§ **What the exercise asks**
Skipping all pictures, set down the lines of the listing from the first through the one with "rotate=90] (ben) at".

§ **Supplied information**
▼▼▼

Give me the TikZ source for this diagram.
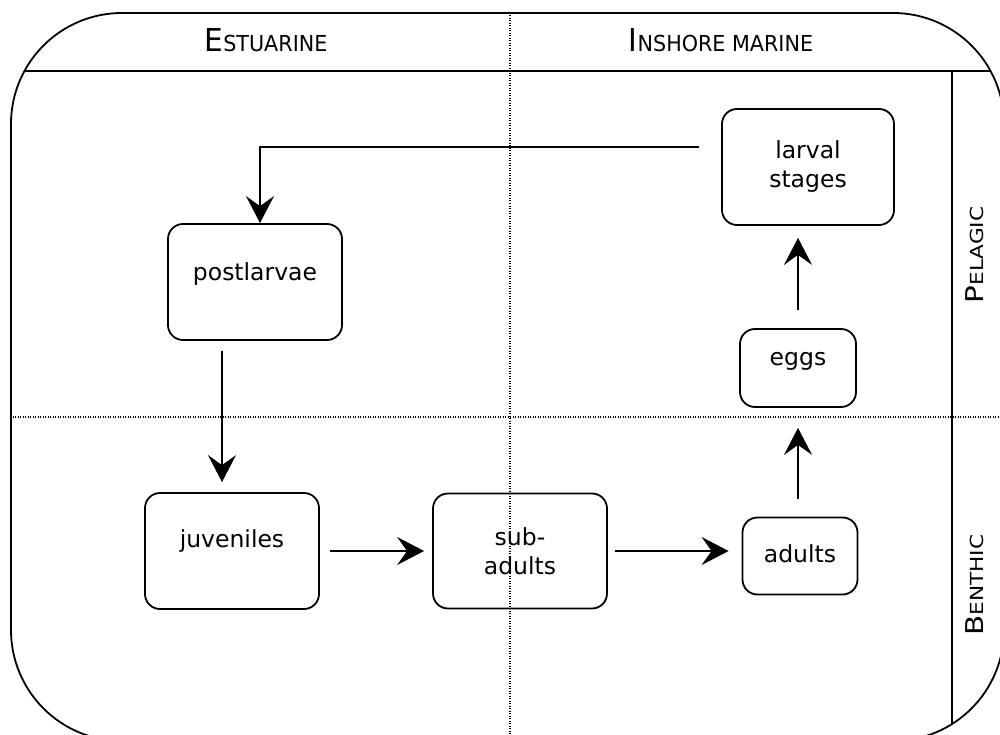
\documentclass[tikz,border=0pt]{standalone}
\usepackage{fontspec}
\usepackage{graphicx}
\setmainfont{DejaVu Sans}
\usetikzlibrary{arrows.meta}
\begin{document}
\begin{tikzpicture}[x=1pt,y=-1pt,
  stagebox/.style={draw, line width=1.8pt, rounded corners=15pt, align=center,
    font=\fontsize{23.5}{29}\selectfont, inner sep=0pt},
  arr/.style={-{Stealth[length=27pt,width=28pt,inset=10pt]}, line width=1.6pt},
  gridline/.style={line width=1.1pt, dash pattern=on 1pt off 1.5pt},
  frameline/.style={line width=1.8pt},
  hdr/.style={inner sep=0pt, anchor=base},
]
\useasboundingbox (0,0) rectangle (1000,735);
\begin{scope}
  \clip (0,0) rectangle (1000,735);
  \begin{scope}
    \clip[rounded corners=111pt] (11,13) rectangle (1004,741);
    \draw[frameline] (0,71) -- (1000,71);
    \draw[frameline] (952,71) -- (952,741);
    \draw[gridline] (510,13) -- (510,741);
    \draw[gridline] (0,417) -- (1000,417);
  \end{scope}
  \draw[frameline, rounded corners=111pt] (11,13) rectangle (1004,741);
\end{scope}

% headers
\node[hdr] (est) at (266,52) {\scalebox{0.94}[1]{{\fontsize{31.5}{32}\selectfont E}{\fontsize{22}{24}\selectfont STUARINE}}};
\node[hdr] (ins) at (721,52) {\scalebox{0.94}[1]{{\fontsize{31.5}{32}\selectfont I}{\fontsize{22}{24}\selectfont NSHORE MARINE}}};
\node[hdr, rotate=90] (pel) at (983,255) {\scalebox{1.2}[1]{{\fontsize{24.5}{26}\selectfont P}{\fontsize{18}{20}\selectfont ELAGIC}}};
\node[hdr, rotate=90] (ben) at (983,585) {\scalebox{1.2}[1]{{\fontsize{24.5}{26}\selectfont B}{\fontsize{18}{20}\selectfont ENTHIC}}};

% stages
\node[stagebox, minimum width=172pt, minimum height=116pt] (larval) at (808,167) {larval\\stages};
\node[stagebox, minimum width=174pt, minimum height=116pt, text height=18pt, text depth=22pt] (post) at (255,282) {postlarvae};
\node[stagebox, minimum width=116pt, minimum height=78pt, text height=18pt, text depth=24pt] (eggs) at (798,368) {eggs};
\node[stagebox, minimum width=174pt, minimum height=116pt, text height=18pt, text depth=26pt] (juv) at (232,551) {juveniles};
\node[stagebox, minimum width=174pt, minimum height=115pt] (sub) at (520,551) {sub-\\adults};
\node[stagebox, minimum width=115pt, minimum height=77pt, text height=18pt, text depth=5pt] (adults) at (800,556) {adults};

% connectors
\draw[arr] ([xshift=-22pt,yshift=20pt]larval.west) -| ([xshift=5pt]post.north);
\draw[arr] ([xshift=-33pt,yshift=-10pt]post.south) -- ([xshift=-10pt,yshift=10pt]juv.north);
\draw[arr, shorten <=10pt, shorten >=8pt] (juv.east) -- (juv.east -| sub.west);
\draw[arr, shorten <=7pt, shorten >=13pt] (sub.east) -- (sub.east -| adults.west);
\draw[arr, shorten <=18pt, shorten >=20pt] ([xshift=-2pt]adults.north) -- (eggs.south);
\draw[arr, shorten <=18pt, shorten >=12pt] (eggs.north) -- (eggs.north |- larval.south);
\end{tikzpicture}
\end{document}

▲▲▲

§ **Correct answer**
Give me the TikZ source for this diagram.
\documentclass[tikz,border=0pt]{standalone}
\usepackage{fontspec}
\usepackage{graphicx}
\setmainfont{DejaVu Sans}
\usetikzlibrary{arrows.meta}
\begin{document}
\begin{tikzpicture}[x=1pt,y=-1pt,
  stagebox/.style={draw, line width=1.8pt, rounded corners=15pt, align=center,
    font=\fontsize{23.5}{29}\selectfont, inner sep=0pt},
  arr/.style={-{Stealth[length=27pt,width=28pt,inset=10pt]}, line width=1.6pt},
  gridline/.style={line width=1.1pt, dash pattern=on 1pt off 1.5pt},
  frameline/.style={line width=1.8pt},
  hdr/.style={inner sep=0pt, anchor=base},
]
\useasboundingbox (0,0) rectangle (1000,735);
\begin{scope}
  \clip (0,0) rectangle (1000,735);
  \begin{scope}
    \clip[rounded corners=111pt] (11,13) rectangle (1004,741);
    \draw[frameline] (0,71) -- (1000,71);
    \draw[frameline] (952,71) -- (952,741);
    \draw[gridline] (510,13) -- (510,741);
    \draw[gridline] (0,417) -- (1000,417);
  \end{scope}
  \draw[frameline, rounded corners=111pt] (11,13) rectangle (1004,741);
\end{scope}

% headers
\node[hdr] (est) at (266,52) {\scalebox{0.94}[1]{{\fontsize{31.5}{32}\selectfont E}{\fontsize{22}{24}\selectfont STUARINE}}};
\node[hdr] (ins) at (721,52) {\scalebox{0.94}[1]{{\fontsize{31.5}{32}\selectfont I}{\fontsize{22}{24}\selectfont NSHORE MARINE}}};
\node[hdr, rotate=90] (pel) at (983,255) {\scalebox{1.2}[1]{{\fontsize{24.5}{26}\selectfont P}{\fontsize{18}{20}\selectfont ELAGIC}}};
\node[hdr, rotate=90] (ben) at (983,585) {\scalebox{1.2}[1]{{\fontsize{24.5}{26}\selectfont B}{\fontsize{18}{20}\selectfont ENTHIC}}};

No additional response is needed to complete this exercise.